Thirdly, the sale of Goods Act 1979, s 15A now provides that where the buyer does not deal as a consumer and the breach of any of the implied conditions in ss. 13-15 is so slight that it would be unreasonable for him to reject (the goods). The breach is not to be treated as a breach of condition but may be treated as a breach of warranty the principal target of s. 15A is thus the decision in Arcos Ltd v EA Ronaasen & son, referred to earlier (the SGA, s. 30(2) allows the parties to exclude the operation of s expressly. 15A.
In conclusion, there is still room to implement the definitive intentions of the parties expressed as conditions and warranties. Lord Wilberforce dissented vigorously in sculler and would not assume contrary to the evidence, that both parties to this contract adopted a standard of easygoing tolerance rather than one of aggressive, insistent punctuality and efficiency such tensions will always be present where freedom of contract meets policy –interventionism but combining innominate terms with the orthodox classification of conditions and warranties allows the courts to tread a middle –path between rigid, and sometimes unjust rules on one side, and indeterminate flexibility on the other.

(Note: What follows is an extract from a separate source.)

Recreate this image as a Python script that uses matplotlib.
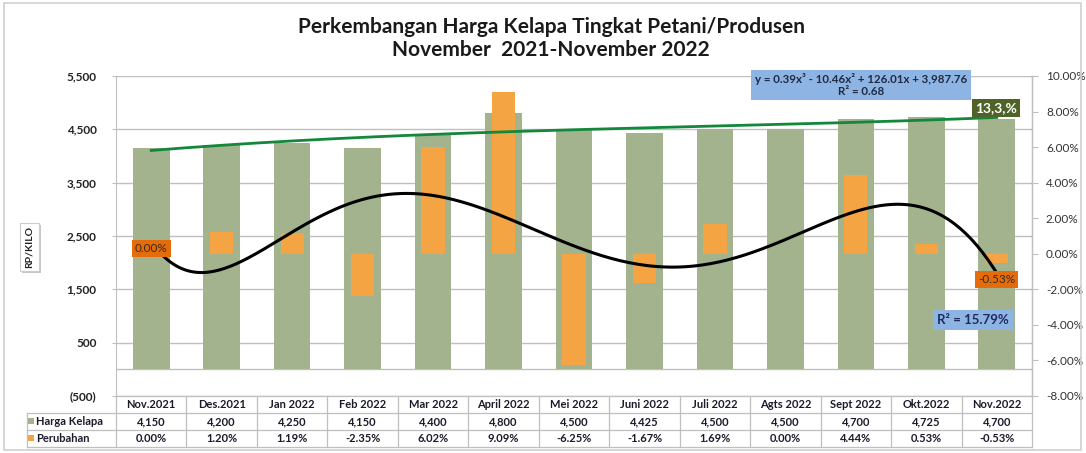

The definition was given in Wallis, Sons & Wells v Pratt & Hynes. Conditions are terms which go on to the substance of the contract or, in other words, are so essential to its very nature that their non-performance may fairly be considered as a substantial failure to perform the contract at all warranties are terms which though they must be performed are not so vital that a failure to perform them goes to the substance of the contract section 11 (3) sale of Goods Act 1979 states that whether a stipulation in a contract sale of goods is a condition or warranty will depend in each case on the construction of the contract. A stipulation may be a condition, though called a warranty in the contract. Test to determine will be the intention of the parties, which has to be inferred from all the circumstances of a particular case.